Last year was an especially intense wildfire season, but this year is proving to be just as intense. Hotter, drier climates in the western United States are causing larger and more frequent wildland fires. While the wildfires are currently impacting the West, smoke from these wildfires is spanning a much larger area, significantly impacting air quality across the entire United States.
The current spread of wildfire smoke highlights how important it is to have up-to-date information on air quality hazards. The Environmental Protection Agency (EPA) and the U.S. Forest Service (USFS) just released updates to the popular AirNow Fire and Smoke Map. The map provides near-real-time information to enhance awareness of air quality hazards from wildfire smoke.

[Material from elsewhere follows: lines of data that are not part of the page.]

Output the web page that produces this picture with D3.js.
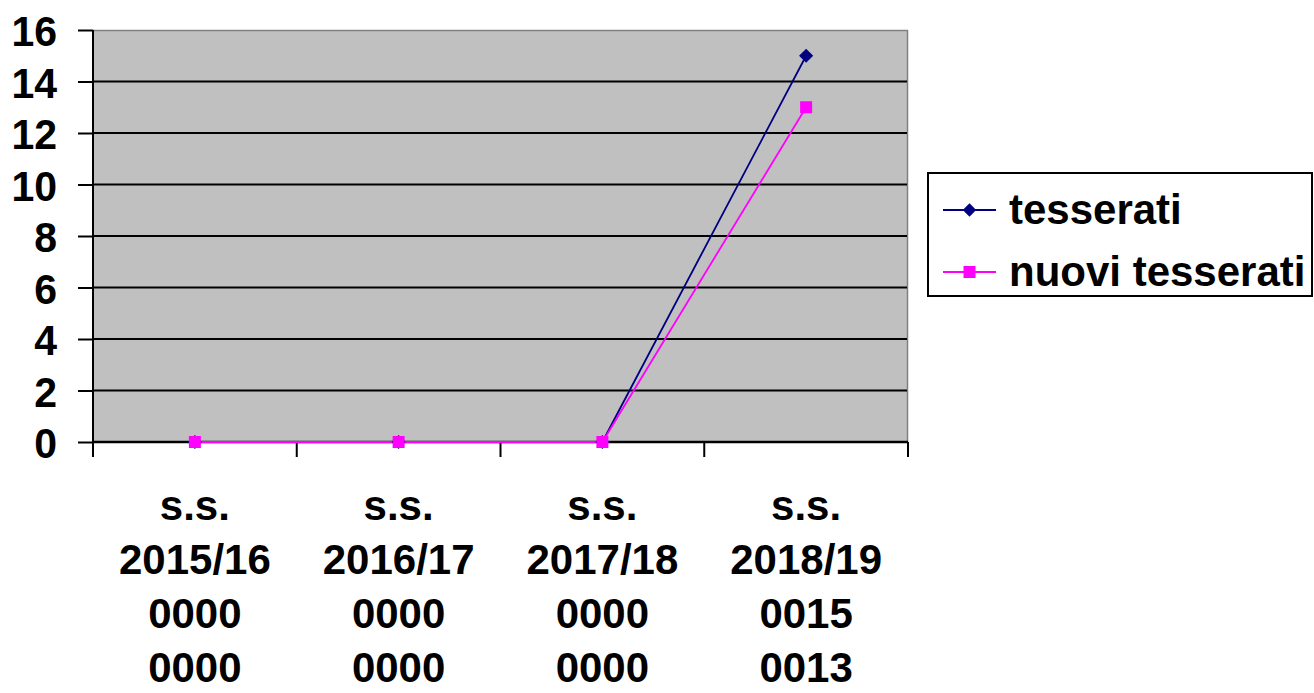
<!DOCTYPE html>
<html><head><meta charset="utf-8">
<script src="https://cdn.jsdelivr.net/npm/d3@7"></script>
<style>html,body{margin:0;padding:0;background:#fff;}svg{display:block;font-family:"Liberation Sans",Arial,sans-serif;font-weight:bold;}</style>
</head><body>
<svg id="c" width="1314" height="693"></svg>
<script>
const categories = ["2015/16","2016/17","2017/18","2018/19"];
const tesserati = [0,0,0,15];
const nuoviTesserati = [0,0,0,13];
const yTicks = [0,2,4,6,8,10,12,14,16];
const seriesNames = ["tesserati","nuovi tesserati"];
const seriesColors = ["#000080","#FF00FF"];

const svg = d3.select("#c");
const L=93,R=908,T=30,B=442;
const x = d3.scaleBand().domain(categories).range([L,R]).padding(0);
const y = d3.scaleLinear().domain([0,16]).range([B,T]);

svg.append("rect").attr("x",L).attr("y",T).attr("width",R-L).attr("height",B-T).attr("fill","#C0C0C0");
svg.append("path").attr("d",`M${L},${T+0.5}H${R-0.5}V${B}`).attr("fill","none").attr("stroke","#808080").attr("stroke-width",1.5);
svg.append("g").selectAll("line").data(yTicks.filter(d=>d>0&&d<16)).join("line")
  .attr("x1",L).attr("x2",R-1).attr("y1",d=>y(d)).attr("y2",d=>y(d)).attr("stroke","#000").attr("stroke-width",2);

const yAxis = d3.axisLeft(y).tickValues(yTicks).tickSize(15).tickPadding(21).tickFormat(d3.format("d"));
const gy = svg.append("g").attr("transform",`translate(${L},0)`).call(yAxis);
gy.select(".domain").attr("stroke","#000").attr("stroke-width",2).attr("d",`M0,${T}V${B+15}`);
gy.selectAll(".tick line").attr("stroke","#000").attr("stroke-width",2);
gy.selectAll(".tick text").attr("font-size",41).attr("font-weight","bold").attr("fill","#000")
  .attr("font-family","Liberation Sans, Arial, sans-serif").attr("dy","0.36em")
  .attr("transform","scale(1,1.06)");

svg.append("line").attr("x1",L).attr("x2",R).attr("y1",B).attr("y2",B).attr("stroke","#000").attr("stroke-width",2.5);
const bounds = categories.map(c=>x(c)).concat([x(categories[categories.length-1])+x.bandwidth()]);
svg.append("g").selectAll("line").data(bounds).join("line")
  .attr("x1",d=>d).attr("x2",d=>d).attr("y1",B).attr("y2",B+15).attr("stroke","#000").attr("stroke-width",2);

const fmt = d3.format("04d");
const cx = d=>x(d)+x.bandwidth()/2;
const xl = svg.append("g").selectAll("text").data(categories).join("text")
  .attr("text-anchor","middle").attr("font-size",42).attr("fill","#000")
  .attr("x",d=>cx(d));
xl.each(function(d,i){
  const lines=["s.s.",d,fmt(tesserati[i]),fmt(nuoviTesserati[i])];
  d3.select(this).selectAll("tspan").data(lines).join("tspan")
    .attr("x",cx(d)).attr("y",(l,j)=>520+j*54).text(l=>l);
});

const line = d3.line().x((v,i)=>cx(categories[i])).y(v=>y(v));
[tesserati,nuoviTesserati].forEach((s,k)=>{
  svg.append("path").attr("d",line(s)).attr("fill","none").attr("stroke",seriesColors[k]).attr("stroke-width",1.8);
});
svg.append("g").selectAll("path").data(tesserati).join("path")
  .attr("d",d3.symbol(d3.symbolSquare,100))
  .attr("transform",(v,i)=>`translate(${cx(categories[i])},${y(v)}) rotate(45)`).attr("fill",seriesColors[0]);
svg.append("g").selectAll("rect").data(nuoviTesserati).join("rect")
  .attr("x",(v,i)=>cx(categories[i])-6).attr("y",v=>y(v)-6).attr("width",12).attr("height",12).attr("fill",seriesColors[1]);

const lg = svg.append("g");
lg.append("rect").attr("x",928).attr("y",173).attr("width",384).attr("height",123).attr("fill","#fff").attr("stroke","#000").attr("stroke-width",2);
seriesNames.forEach((n,k)=>{
  const ly = k===0?210:272;
  lg.append("line").attr("x1",943).attr("x2",996).attr("y1",ly).attr("y2",ly).attr("stroke",seriesColors[k]).attr("stroke-width",1.8);
  if(k===0) lg.append("path").attr("d",d3.symbol(d3.symbolSquare,90)()).attr("transform",`translate(969.5,${ly}) rotate(45)`).attr("fill",seriesColors[0]);
  else lg.append("rect").attr("x",963.5).attr("y",ly-6).attr("width",12).attr("height",12).attr("fill",seriesColors[1]);
  lg.append("text").attr("x",1009).attr("y",ly+14).attr("font-size",42).attr("fill","#000").text(n);
});
</script>
</body></html>
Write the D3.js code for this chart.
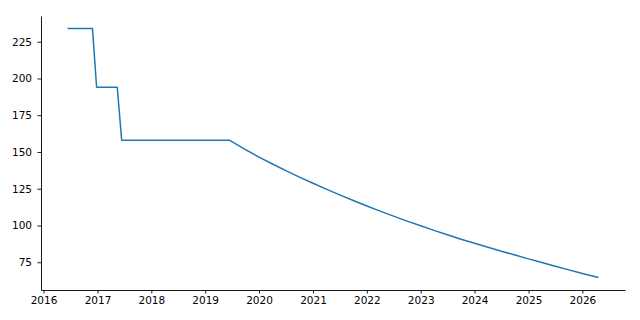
<!DOCTYPE html>
<html>
<head>
<meta charset="utf-8">
<script src="https://cdn.jsdelivr.net/npm/d3@7"></script>
<style>
  body { margin: 0; background: #fff; }
  svg { display: block; }
  .tick text { font-family: "DejaVu Sans", sans-serif; font-size: 10.5px; fill: #000; }
</style>
</head>
<body>
<svg width="640" height="320"></svg>
<script>
const dates = [
  "2016-06-12", "2016-11-28", "2016-12-26", "2017-05-15", "2017-06-14",
  "2019-06-14", "2019-10-01", "2020-01-01", "2020-04-01", "2020-07-01",
  "2020-10-01", "2021-01-01", "2021-04-01", "2021-07-01", "2021-10-01",
  "2022-01-01", "2022-04-01", "2022-07-01", "2022-10-01", "2023-01-01",
  "2023-04-01", "2023-07-01", "2023-10-01", "2024-01-01", "2024-04-01",
  "2024-07-01", "2024-10-01", "2025-01-01", "2025-04-01", "2025-07-01",
  "2025-10-01", "2026-01-01", "2026-04-20"
];
const values = [
  234, 234, 194, 194, 158,
  158, 151.6, 146.5, 141.8, 137.3,
  132.9, 128.7, 124.7, 120.8, 117.0,
  113.3, 109.8, 106.4, 103.0, 99.8,
  96.7, 93.7, 90.7, 87.9, 85.2,
  82.5, 79.9, 77.3, 74.8, 72.3,
  69.8, 67.4, 64.6
];
const yTicks = [75, 100, 125, 150, 175, 200, 225];
const xTickYears = [2016, 2017, 2018, 2019, 2020, 2021, 2022, 2023, 2024, 2025, 2026];

const parse = d3.timeParse("%Y-%m-%d");
const data = dates.map((d, i) => ({ date: parse(d), value: values[i] }));

const svg = d3.select("svg");
const plotLeft = 41, plotRight = 625, plotTop = 16, plotBottom = 290;

// matplotlib-style 5% margins
const [t0, t1] = d3.extent(data, d => d.date).map(d => +d);
const tPad = (t1 - t0) * 0.05;
const x = d3.scaleTime()
  .domain([new Date(t0 - tPad), new Date(t1 + tPad)])
  .range([plotLeft, plotRight]);

const [v0, v1] = d3.extent(values);
const vPad = (v1 - v0) * 0.05;
const y = d3.scaleLinear()
  .domain([v0 - vPad, v1 + vPad])
  .range([plotBottom, plotTop]);

svg.append("g")
  .attr("transform", `translate(0,${plotBottom})`)
  .call(d3.axisBottom(x)
    .tickValues(xTickYears.map(yr => new Date(yr, 0, 1)))
    .tickFormat(d3.timeFormat("%Y"))
    .tickSize(3.5)
    .tickSizeOuter(0)
    .tickPadding(3.5));

svg.append("g")
  .attr("transform", `translate(${plotLeft},0)`)
  .call(d3.axisLeft(y)
    .tickValues(yTicks)
    .tickSize(3.5)
    .tickSizeOuter(0)
    .tickPadding(5.5));

svg.selectAll(".domain, .tick line").attr("stroke", "#000").attr("stroke-width", 0.9);

const line = d3.line()
  .x(d => x(d.date))
  .y(d => y(d.value));

svg.append("path")
  .datum(data)
  .attr("fill", "none")
  .attr("stroke", "#1f77b4")
  .attr("stroke-width", 1.5)
  .attr("stroke-linejoin", "round")
  .attr("d", line);
</script>
</body>
</html>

To make information more accessible and actionable for users, the updated Fire and Smoke Map now includes a dashboard to give users quick access to key information. Included on the dashboard is:
- The Air Quality Index (AQI) category at the monitor/sensor location.
- Information showing whether air quality is getting better or worse.
- Actions to consider taking, based on the current AQI.
The updated Fire and Smoke Map is also mobile-friendly for people who visit AirNow.gov from a smartphone or tablet. The map will be available as part of the AirNow app in the coming weeks.
The EPA and USFS launched the Fire and Smoke Map as a pilot in 2020 to provide the public with information on fire locations, smoke plumes and air quality all in one place. The map quickly became a key wildfire smoke information source for the public, with more than 7.4 million views in the map's first 3 months.